Exercise directions: From the listing below, select every line where the word "code" appears.
——
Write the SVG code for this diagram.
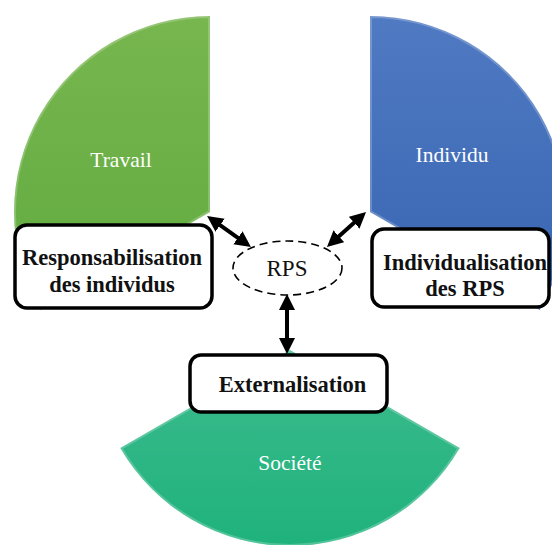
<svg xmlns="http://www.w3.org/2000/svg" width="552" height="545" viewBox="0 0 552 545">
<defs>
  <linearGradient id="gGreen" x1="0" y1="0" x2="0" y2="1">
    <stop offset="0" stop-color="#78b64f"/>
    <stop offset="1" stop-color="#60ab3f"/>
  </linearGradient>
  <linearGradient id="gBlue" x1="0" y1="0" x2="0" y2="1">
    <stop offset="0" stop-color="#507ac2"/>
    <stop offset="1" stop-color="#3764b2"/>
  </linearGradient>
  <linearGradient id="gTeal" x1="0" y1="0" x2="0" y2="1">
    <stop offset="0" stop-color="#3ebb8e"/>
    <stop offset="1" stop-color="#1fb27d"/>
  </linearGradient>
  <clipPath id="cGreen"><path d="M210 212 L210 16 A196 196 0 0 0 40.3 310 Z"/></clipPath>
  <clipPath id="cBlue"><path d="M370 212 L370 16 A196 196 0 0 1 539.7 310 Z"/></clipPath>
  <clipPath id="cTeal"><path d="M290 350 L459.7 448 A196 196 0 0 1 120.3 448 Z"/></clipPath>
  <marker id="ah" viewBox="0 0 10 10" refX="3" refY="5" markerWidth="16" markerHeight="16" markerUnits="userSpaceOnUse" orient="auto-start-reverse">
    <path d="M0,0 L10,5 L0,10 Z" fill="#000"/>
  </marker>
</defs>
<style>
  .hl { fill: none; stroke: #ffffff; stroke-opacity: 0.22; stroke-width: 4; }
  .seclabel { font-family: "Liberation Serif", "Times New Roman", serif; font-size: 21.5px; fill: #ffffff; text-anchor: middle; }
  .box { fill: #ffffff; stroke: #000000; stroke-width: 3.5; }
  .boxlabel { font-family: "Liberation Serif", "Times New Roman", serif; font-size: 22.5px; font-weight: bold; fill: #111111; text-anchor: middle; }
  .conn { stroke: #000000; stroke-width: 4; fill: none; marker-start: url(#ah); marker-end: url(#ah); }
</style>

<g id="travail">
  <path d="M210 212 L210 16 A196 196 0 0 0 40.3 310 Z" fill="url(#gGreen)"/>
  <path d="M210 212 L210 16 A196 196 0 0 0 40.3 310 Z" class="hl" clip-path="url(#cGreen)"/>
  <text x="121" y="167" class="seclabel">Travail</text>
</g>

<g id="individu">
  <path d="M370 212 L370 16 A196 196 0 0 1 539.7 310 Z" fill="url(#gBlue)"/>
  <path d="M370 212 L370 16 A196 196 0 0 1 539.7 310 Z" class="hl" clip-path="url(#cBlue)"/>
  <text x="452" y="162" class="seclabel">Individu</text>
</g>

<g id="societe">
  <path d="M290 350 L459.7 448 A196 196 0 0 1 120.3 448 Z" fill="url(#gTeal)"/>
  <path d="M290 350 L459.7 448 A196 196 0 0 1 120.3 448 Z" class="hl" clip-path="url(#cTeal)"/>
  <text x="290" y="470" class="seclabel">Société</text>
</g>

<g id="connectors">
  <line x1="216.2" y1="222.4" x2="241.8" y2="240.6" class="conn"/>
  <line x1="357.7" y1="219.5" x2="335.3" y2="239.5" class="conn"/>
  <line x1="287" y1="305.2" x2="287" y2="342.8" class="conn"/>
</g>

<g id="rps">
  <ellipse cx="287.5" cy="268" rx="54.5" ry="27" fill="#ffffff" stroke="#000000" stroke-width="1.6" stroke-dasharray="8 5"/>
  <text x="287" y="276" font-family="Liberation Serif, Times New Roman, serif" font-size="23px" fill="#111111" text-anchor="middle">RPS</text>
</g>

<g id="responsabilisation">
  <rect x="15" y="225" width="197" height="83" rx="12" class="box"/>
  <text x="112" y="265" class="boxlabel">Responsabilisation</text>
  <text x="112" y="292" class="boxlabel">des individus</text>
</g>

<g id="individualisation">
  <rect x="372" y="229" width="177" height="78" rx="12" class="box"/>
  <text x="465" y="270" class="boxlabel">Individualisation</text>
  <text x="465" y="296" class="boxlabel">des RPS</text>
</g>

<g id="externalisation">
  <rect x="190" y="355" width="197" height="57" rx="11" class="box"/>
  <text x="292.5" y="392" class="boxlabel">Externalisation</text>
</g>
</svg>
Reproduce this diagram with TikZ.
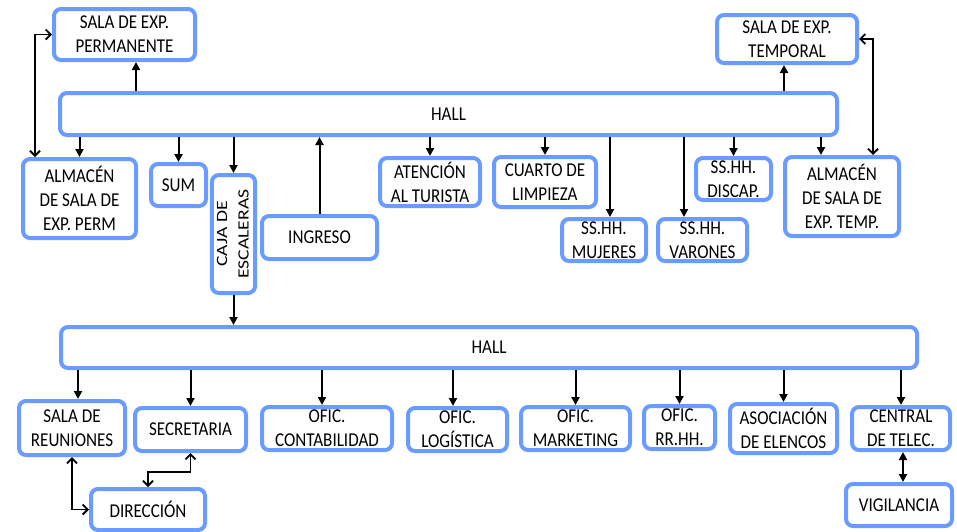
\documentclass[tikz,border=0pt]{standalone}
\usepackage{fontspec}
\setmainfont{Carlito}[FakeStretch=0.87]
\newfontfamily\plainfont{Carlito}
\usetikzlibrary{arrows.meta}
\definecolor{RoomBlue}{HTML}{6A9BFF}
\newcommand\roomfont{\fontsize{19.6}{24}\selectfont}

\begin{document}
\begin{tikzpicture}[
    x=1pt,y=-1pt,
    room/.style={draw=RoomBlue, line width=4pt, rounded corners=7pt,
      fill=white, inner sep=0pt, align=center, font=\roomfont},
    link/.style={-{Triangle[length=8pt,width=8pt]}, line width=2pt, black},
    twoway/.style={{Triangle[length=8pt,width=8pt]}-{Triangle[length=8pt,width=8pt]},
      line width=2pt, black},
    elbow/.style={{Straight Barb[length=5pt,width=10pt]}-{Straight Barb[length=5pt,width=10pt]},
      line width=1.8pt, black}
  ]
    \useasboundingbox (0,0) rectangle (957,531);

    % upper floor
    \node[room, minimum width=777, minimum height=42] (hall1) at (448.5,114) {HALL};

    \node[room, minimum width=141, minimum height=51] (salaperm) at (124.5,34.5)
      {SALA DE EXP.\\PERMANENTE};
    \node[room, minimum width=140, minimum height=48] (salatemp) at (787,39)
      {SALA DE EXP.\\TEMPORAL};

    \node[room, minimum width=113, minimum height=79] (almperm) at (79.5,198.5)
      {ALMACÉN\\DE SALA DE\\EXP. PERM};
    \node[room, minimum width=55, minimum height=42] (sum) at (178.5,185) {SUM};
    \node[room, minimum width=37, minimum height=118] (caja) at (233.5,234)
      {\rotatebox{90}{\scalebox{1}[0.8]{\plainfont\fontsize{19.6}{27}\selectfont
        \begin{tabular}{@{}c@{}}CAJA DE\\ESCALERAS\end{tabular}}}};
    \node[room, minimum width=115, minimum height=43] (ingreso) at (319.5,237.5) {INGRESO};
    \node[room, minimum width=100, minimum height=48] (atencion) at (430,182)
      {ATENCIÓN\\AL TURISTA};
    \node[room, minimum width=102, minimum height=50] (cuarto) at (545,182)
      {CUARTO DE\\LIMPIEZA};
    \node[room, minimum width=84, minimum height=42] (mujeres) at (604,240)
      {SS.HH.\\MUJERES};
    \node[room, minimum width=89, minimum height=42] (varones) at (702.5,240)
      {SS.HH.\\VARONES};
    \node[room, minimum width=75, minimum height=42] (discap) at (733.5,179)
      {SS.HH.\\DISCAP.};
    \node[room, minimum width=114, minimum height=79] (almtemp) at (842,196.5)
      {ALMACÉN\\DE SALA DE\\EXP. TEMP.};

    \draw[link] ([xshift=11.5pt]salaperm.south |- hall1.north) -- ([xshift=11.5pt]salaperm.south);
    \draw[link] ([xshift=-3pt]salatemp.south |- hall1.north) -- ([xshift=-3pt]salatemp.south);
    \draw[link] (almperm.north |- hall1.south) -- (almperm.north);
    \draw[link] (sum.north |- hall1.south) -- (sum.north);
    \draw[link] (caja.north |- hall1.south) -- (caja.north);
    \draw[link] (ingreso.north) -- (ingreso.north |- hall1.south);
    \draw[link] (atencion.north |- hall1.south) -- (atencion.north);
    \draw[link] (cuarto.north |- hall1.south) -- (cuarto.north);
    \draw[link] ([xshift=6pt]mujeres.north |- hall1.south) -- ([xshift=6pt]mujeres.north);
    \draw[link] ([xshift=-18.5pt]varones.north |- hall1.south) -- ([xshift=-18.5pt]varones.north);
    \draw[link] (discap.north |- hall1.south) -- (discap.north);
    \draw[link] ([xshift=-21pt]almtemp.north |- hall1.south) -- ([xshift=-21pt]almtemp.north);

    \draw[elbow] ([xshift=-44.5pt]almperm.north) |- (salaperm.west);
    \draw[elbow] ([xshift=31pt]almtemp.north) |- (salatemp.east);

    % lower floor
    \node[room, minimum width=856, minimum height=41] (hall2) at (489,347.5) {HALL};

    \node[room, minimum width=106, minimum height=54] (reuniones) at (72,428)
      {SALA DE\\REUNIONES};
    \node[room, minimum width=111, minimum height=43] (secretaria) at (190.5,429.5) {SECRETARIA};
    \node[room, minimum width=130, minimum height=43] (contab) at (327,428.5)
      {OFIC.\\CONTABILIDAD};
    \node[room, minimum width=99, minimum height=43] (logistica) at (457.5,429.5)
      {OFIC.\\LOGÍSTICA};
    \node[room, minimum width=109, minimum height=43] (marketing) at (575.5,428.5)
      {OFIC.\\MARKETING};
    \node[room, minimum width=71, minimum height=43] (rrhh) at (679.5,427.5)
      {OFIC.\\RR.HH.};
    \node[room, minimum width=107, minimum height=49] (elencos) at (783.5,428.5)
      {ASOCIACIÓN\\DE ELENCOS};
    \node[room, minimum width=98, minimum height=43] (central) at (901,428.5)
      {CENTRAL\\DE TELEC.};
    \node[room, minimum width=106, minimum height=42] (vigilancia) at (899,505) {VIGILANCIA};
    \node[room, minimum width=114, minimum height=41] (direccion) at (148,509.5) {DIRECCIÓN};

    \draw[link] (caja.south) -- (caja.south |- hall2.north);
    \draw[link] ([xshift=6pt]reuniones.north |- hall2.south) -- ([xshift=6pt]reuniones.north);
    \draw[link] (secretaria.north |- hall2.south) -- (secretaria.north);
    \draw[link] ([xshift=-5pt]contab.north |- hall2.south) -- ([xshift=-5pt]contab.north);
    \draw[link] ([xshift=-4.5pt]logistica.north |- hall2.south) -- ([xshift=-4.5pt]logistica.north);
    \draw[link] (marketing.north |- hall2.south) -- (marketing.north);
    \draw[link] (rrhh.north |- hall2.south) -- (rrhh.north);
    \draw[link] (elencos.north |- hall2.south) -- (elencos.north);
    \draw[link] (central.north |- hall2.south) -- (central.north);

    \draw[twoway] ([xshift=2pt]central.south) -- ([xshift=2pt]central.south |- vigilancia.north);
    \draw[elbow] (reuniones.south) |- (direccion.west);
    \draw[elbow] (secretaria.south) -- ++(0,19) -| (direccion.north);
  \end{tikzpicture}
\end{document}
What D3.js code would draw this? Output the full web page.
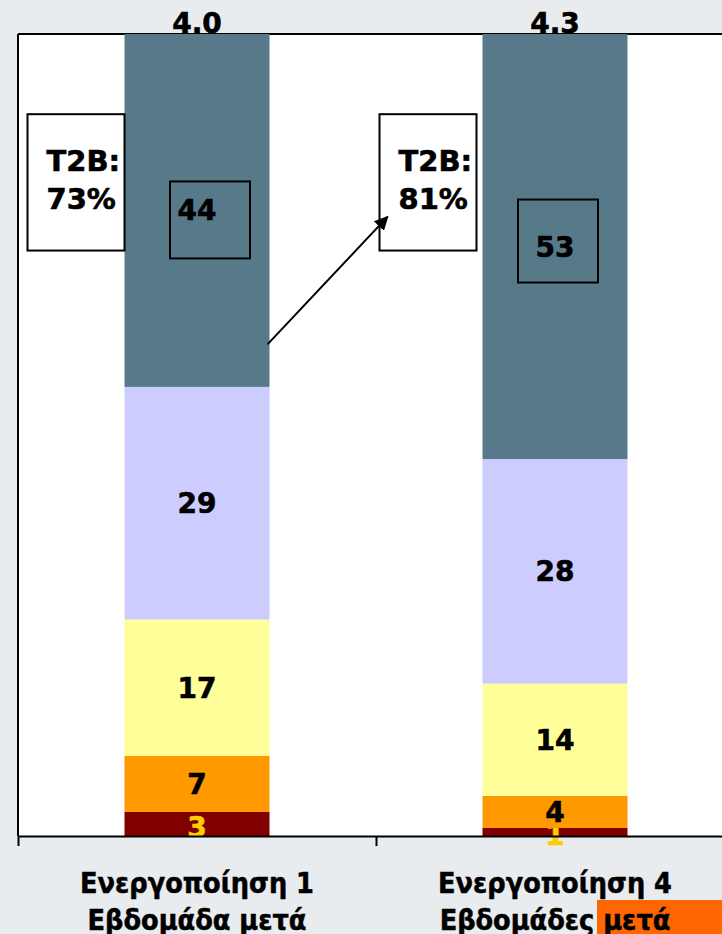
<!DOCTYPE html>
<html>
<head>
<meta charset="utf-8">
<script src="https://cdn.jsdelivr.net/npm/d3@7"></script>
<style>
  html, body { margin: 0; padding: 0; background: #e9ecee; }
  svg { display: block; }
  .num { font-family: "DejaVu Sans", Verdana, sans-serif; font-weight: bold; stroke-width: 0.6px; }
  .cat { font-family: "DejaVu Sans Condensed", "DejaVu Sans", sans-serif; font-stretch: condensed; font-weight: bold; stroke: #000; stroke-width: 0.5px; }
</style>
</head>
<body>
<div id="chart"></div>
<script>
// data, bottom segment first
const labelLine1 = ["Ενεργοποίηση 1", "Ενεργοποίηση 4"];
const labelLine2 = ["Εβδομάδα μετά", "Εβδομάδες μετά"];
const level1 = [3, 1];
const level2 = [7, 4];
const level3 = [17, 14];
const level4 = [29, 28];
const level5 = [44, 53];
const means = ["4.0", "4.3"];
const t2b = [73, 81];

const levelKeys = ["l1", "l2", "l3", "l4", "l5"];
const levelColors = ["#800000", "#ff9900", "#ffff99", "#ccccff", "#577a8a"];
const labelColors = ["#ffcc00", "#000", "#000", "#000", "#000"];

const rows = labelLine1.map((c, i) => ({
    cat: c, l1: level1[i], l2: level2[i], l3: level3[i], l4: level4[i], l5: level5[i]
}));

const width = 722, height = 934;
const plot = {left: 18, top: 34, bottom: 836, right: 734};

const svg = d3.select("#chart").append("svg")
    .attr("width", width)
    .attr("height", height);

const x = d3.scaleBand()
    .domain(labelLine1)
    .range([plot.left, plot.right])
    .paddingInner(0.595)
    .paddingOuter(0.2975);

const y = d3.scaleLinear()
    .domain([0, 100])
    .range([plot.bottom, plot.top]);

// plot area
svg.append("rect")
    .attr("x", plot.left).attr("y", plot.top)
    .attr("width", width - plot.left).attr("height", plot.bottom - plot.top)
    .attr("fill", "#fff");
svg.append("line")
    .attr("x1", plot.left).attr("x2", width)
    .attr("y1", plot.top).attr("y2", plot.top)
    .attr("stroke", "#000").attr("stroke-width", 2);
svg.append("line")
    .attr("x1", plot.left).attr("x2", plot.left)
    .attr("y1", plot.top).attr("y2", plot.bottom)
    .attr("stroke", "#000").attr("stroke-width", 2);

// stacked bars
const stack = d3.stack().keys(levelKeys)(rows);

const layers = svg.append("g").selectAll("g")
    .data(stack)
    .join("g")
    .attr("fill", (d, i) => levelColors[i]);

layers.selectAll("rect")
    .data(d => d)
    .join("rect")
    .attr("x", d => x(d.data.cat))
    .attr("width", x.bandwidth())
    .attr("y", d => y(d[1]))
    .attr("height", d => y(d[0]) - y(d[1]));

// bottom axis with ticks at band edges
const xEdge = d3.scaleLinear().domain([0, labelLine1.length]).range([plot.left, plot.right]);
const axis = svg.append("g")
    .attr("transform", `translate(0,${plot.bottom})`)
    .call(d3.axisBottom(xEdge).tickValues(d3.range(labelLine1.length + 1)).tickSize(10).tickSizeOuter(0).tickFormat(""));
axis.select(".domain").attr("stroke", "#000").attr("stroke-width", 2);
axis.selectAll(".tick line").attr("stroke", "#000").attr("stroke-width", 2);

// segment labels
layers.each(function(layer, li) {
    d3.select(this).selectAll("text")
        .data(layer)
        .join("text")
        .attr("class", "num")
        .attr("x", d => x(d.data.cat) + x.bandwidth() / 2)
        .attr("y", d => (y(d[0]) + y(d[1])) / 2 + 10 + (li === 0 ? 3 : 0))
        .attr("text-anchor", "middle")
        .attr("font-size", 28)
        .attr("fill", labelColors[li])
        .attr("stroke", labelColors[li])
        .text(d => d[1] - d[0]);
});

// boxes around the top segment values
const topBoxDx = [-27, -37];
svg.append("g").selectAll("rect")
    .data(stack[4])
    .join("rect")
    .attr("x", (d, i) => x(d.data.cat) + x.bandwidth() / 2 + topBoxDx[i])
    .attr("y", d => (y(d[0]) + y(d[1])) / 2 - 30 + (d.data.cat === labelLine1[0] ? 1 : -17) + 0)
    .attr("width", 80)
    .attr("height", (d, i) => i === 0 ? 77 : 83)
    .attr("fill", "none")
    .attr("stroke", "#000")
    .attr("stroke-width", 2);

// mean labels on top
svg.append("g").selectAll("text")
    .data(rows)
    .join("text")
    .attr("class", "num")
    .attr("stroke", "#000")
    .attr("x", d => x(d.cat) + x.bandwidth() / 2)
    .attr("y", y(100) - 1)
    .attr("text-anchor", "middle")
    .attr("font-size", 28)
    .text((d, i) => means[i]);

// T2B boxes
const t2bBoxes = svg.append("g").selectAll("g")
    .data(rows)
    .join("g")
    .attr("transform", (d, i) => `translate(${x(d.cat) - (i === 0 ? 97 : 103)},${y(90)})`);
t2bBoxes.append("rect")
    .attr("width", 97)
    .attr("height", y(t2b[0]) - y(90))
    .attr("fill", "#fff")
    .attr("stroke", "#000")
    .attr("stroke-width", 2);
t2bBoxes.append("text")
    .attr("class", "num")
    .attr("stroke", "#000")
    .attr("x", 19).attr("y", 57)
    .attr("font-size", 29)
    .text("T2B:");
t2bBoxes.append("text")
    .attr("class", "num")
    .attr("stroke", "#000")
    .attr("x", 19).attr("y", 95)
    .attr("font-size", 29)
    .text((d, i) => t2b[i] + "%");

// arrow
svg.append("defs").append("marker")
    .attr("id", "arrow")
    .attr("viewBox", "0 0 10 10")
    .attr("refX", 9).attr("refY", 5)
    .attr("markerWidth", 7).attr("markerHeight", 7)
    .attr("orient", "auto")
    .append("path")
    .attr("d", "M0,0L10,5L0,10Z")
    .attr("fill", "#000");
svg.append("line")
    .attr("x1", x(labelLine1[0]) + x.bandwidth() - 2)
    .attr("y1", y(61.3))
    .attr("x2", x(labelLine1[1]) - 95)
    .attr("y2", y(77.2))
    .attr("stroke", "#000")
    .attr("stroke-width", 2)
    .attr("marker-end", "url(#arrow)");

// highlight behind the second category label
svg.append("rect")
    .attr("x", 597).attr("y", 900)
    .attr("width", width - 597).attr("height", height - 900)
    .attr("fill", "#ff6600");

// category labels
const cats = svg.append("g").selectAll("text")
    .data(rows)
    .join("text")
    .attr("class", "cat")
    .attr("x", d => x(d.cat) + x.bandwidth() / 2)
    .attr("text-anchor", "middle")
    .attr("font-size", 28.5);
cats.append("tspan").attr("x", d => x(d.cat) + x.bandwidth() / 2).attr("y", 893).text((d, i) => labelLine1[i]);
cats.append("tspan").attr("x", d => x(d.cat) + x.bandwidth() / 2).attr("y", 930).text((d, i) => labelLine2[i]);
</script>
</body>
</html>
——
Task result:
Write the SVG code for this diagram.
What D3.js code would draw this? Output the full web page.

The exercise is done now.